How am I perceived?
It was 10:30 am and I was returning home after dropping my baby at
the childcare. Two meters away from the centre, I met an old man…a westerner by
his looks, but not an Australian by the way he spoke English. He smiled at me
and said something like, ‘your baby was crying…but now he…(stammers, then hmmms
and says) she is ok now.’ Then he asked, ‘daughter or son?’ I am taken aback
for a second. I was like, ‘what is he saying?’ So I then asked him, ‘You mean
you heard my daughter cry?’ He said, he stays next to the childcare centre
where my daughter goes. He must have seen us many times, walking past his house
to the childcare centre.
He asked me if it is just me and my daughter or if I have any other
family members with us. I told him that I have my husband and three cousins. And
his next question threw me away in confusion. The full effect and understanding
of his proposal of whether I was in need of a company didn’t register until I
walked away from him.

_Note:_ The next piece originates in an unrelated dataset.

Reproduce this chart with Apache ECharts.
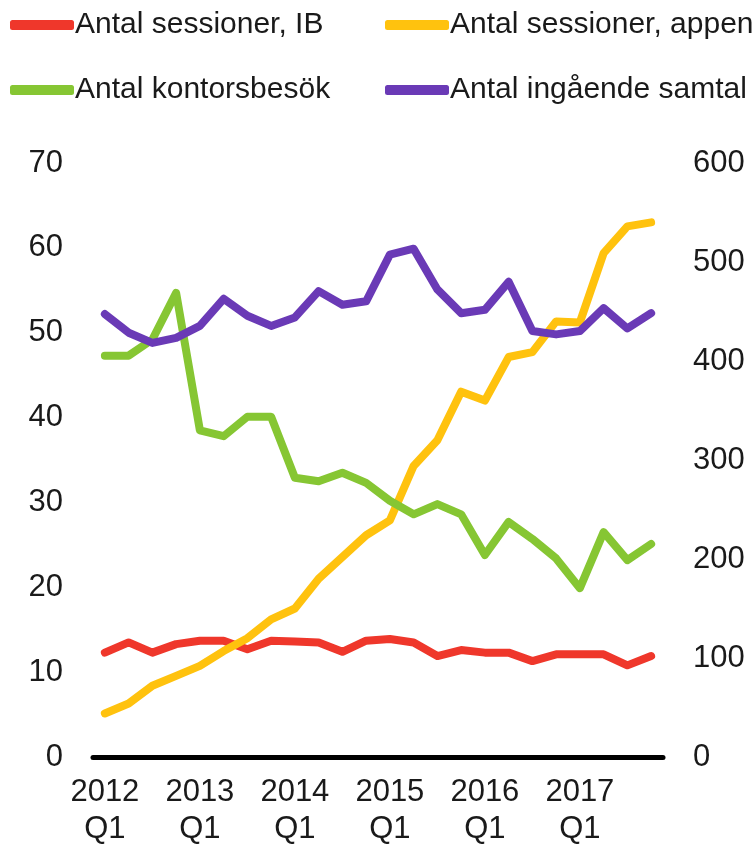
<!DOCTYPE html>
<html>
<head>
<meta charset="utf-8">
<script src="https://cdn.jsdelivr.net/npm/echarts@6/dist/echarts.min.js"></script>
<style>
html,body{margin:0;padding:0;background:#fff;}
#chart{width:756px;height:848px;}
</style>
</head>
<body>
<div id="chart"></div>
<script>
// Quarters 2012 Q1 .. 2017 Q4
const categories = [
  "2012 Q1","2012 Q2","2012 Q3","2012 Q4",
  "2013 Q1","2013 Q2","2013 Q3","2013 Q4",
  "2014 Q1","2014 Q2","2014 Q3","2014 Q4",
  "2015 Q1","2015 Q2","2015 Q3","2015 Q4",
  "2016 Q1","2016 Q2","2016 Q3","2016 Q4",
  "2017 Q1","2017 Q2","2017 Q3","2017 Q4"
];
// left axis
const sessionerIB = [12.3,13.5,12.3,13.3,13.7,13.7,12.7,13.7,13.6,13.5,12.4,13.7,13.9,13.5,11.9,12.6,12.3,12.3,11.3,12.1,12.1,12.1,10.8,11.9];
// right axis
const sessionerAppen = [44,54,72,82,92,107,120,139,150,180,202,224,239,294,320,369,360,404,409,440,439,509,536,540];
// left axis
const kontorsbesok = [47.3,47.3,49.2,54.7,38.5,37.8,40.1,40.1,32.9,32.5,33.5,32.3,30.2,28.6,29.8,28.6,23.8,27.7,25.7,23.4,19.9,26.5,23.2,25.1];
// left axis
const ingaendeSamtal = [52.2,50.0,48.8,49.4,50.8,54.0,52.0,50.8,51.8,54.9,53.3,53.7,59.2,59.9,55.1,52.3,52.7,56.0,50.2,49.8,50.2,52.9,50.5,52.3];

const leftTicks = {min:0, max:70, interval:10};
const rightTicks = {min:0, max:600, interval:100};

const names = ["Antal sessioner, IB","Antal sessioner, appen","Antal kontorsbesök","Antal ingående samtal"];
const colors = ["#EF372B","#FFC20E","#86C633","#6A3AB6"];
const FONT = "'Liberation Sans Narrow', 'Liberation Sans', sans-serif";
const TXT = "#1a1a1a";

const chart = echarts.init(document.getElementById('chart'), null, {renderer:'canvas'});

function legendAt(name, left, top){
  return {
    data:[name], left:left, top:top, orient:'horizontal',
    icon:'roundRect', itemWidth:64, itemHeight:10, itemGap:0,
    padding:0,
    textStyle:{fontFamily:FONT, fontSize:30, color:TXT, padding:[0,0,0,-4]},
    selectedMode:false
  };
}

function mkSeries(i, data, yIdx){
  return {
    name:names[i], type:'line', data:data, yAxisIndex:yIdx,
    showSymbol:false, symbol:'none', smooth:false,
    itemStyle:{color:colors[i]},
    lineStyle:{color:colors[i], width:8, cap:'round', join:'round'},
    emphasis:{disabled:true}, z:2+i
  };
}

chart.setOption({
  animation:false,
  backgroundColor:'#fff',
  legend:[
    legendAt(names[0], 10, 10),
    legendAt(names[1], 385, 10),
    legendAt(names[2], 10, 75),
    legendAt(names[3], 385, 75)
  ],
  grid:{left:93, right:93, top:163, bottom:84, containLabel:false},
  xAxis:{
    type:'category', data:categories, boundaryGap:true,
    axisLine:{show:true, lineStyle:{color:'#000', width:5}},
    axisTick:{show:false},
    axisLabel:{
      interval:3, margin:17, color:TXT, fontFamily:FONT, fontSize:31, lineHeight:37,
      formatter:function(v){ return v.replace(' ', '\n'); }
    },
    splitLine:{show:false}
  },
  yAxis:[
    {type:'value', min:leftTicks.min, max:leftTicks.max, interval:leftTicks.interval, position:'left',
     axisLine:{show:false}, axisTick:{show:false}, splitLine:{show:false},
     axisLabel:{color:TXT, fontFamily:FONT, fontSize:31, margin:30}},
    {type:'value', min:rightTicks.min, max:rightTicks.max, interval:rightTicks.interval, position:'right',
     axisLine:{show:false}, axisTick:{show:false}, splitLine:{show:false},
     axisLabel:{color:TXT, fontFamily:FONT, fontSize:31, margin:30}}
  ],
  series:[
    mkSeries(0, sessionerIB, 0),
    mkSeries(1, sessionerAppen, 1),
    mkSeries(2, kontorsbesok, 0),
    mkSeries(3, ingaendeSamtal, 0)
  ]
});
</script>
</body>
</html>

I said, ‘no’ and he walked away saying, ‘that is all
right. See you.’ I appreciated his outright straightforwardness and how he
could immediately understand what a ‘no’ meant. But of course he didn’t grow
old not knowing what it all means to linger too long after someone whose answer
was a ‘no’.
I walked away, laughing. I honestly couldn’t control myself. I was
crossing the roads and I was smiling…so broadly. Now, this didn’t mean I was
making fun of him. It was kind of unbelievable to me. I have never known people
to speak something like this so openly and in the clearest words, without any
umm and ahh and in the longest winding about way. That probably is how
Bhutanese make a proposal. And then I wondered what part of the sentence where
I mentioned my husband he did not understand. And it prompted me even further
to ask how I appeared to people and how they perceived me. I wondered if I looked
pathetic and in need-of help. I don’t mean all single mothers are in need of
help, but I wondered if I seemed like a single mother, so pathetically going
through suffering. I was not even dressed provocatively; it is winter in
Melbourne, so bone-chilling cold and I was wearing a thick feather jacket and ‘double’
pants. But of course, when you need something, you must dare to ask, for, you never
know wherein a positive answer lies for you.